Apr. 17—GREENTOWN — Greentown business owners and elected officials are concerned that the extensive roadwork on Indiana 22 will have a negative effect on local businesses.
The town's main thoroughfare — Indiana 22 (known as Main Street within town limits) — will be closed for the better parts of the next two years as the busy state road undergoes an extensive resurfacing project.
Construction will be done in four phases, with the first phase beginning this month and continuing until the beginning of October. Construction will then resume in spring 2022.
In all, the project is expected to be completed in the second quarter of 2023 and will be an investment of more than $8 million, according to INDOT's statewide construction map.
When it's done, a new bridge overlay over Wildcat Creek, new sidewalks and a full road resurfacing of Indiana 22 will have been completed. The Indiana Department of Transportation said construction would begin on April 1, but construction has yet to begin as of earlier this week.
There's little doubt the project won't benefit the town in terms of aesthetics and ensuring that one of the most traveled state roads in Indiana remains viable for decades to come.
But there's genuine fear of how well the small businesses in Greentown that call Indiana 22 home will be able to weather the two-year project.
Michelle Barr, general manager of Hometown Family Restaurant, said she's not worried about Greentown residents making the short trek to the restaurant once construction begins, but she is concerned about whether or not out-of-town regulars will still visit once construction is in full swing.
"We're not happy about it," Barr said about the construction. "We don't know what it's going to do to our business. We don't know how people are going to get here. Nobody's happy about it, but what can you do?"
Barr's sentiments are not unique.
A handful of business owners in Greentown that were reached by the Tribune this month expressed similar feelings of fear of the unknown.
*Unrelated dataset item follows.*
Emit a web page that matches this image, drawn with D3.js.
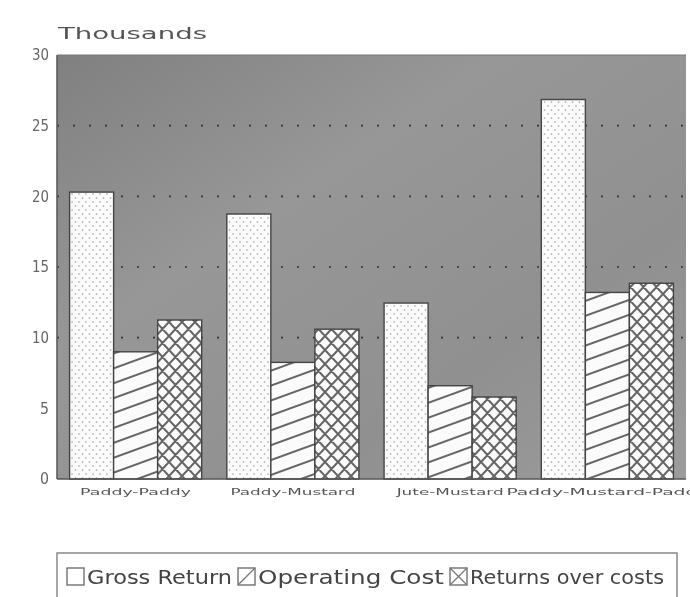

Brad Miller, co-owner of Miller's Farm Market, said customers typically arrive at the market by taking Indiana 22 and turning left at the stoplight at Meridian Street, but now the business is instructing its customers to take C.R. 100 North or come up south from Meridian Street.
"We have a lot of concerns because we have a lot of customers come out of Kokomo that use 22 as the main thoroughfare to come to us," Miller said. "We'd just like everyone to know that we're still going to be open throughout this entire thing and that 100 North is a pretty nice road."
Business owners aren't the only ones with concerns.
The Greentown Main Street Association has been vocal on social media and with yard signs trying to popularize the slogan "Keep the Green in Greentown," challenging residents to spend more dollars at local businesses during the construction.
Town officials say Indiana 22 will be open for local traffic during the construction periods, but they worry people may decide to avoid the area due to the hassle.
Mark Lantz, vice president of the association and a town councilman, said he fears local businesses will suffer a significant decrease in revenue.
He implored those who frequent Greentown but don't live in the town to continue to support the businesses throughout the construction period.
"Greentown is not closed," Lantz said. "We still want folks to come in, be inconvenienced a little bit and patronize our merchants and make sure they're still being supported ... Some of our businesses are operating at pretty tight margins, so to lose, or potentially lose that much revenue, is going to be pretty devastating to them."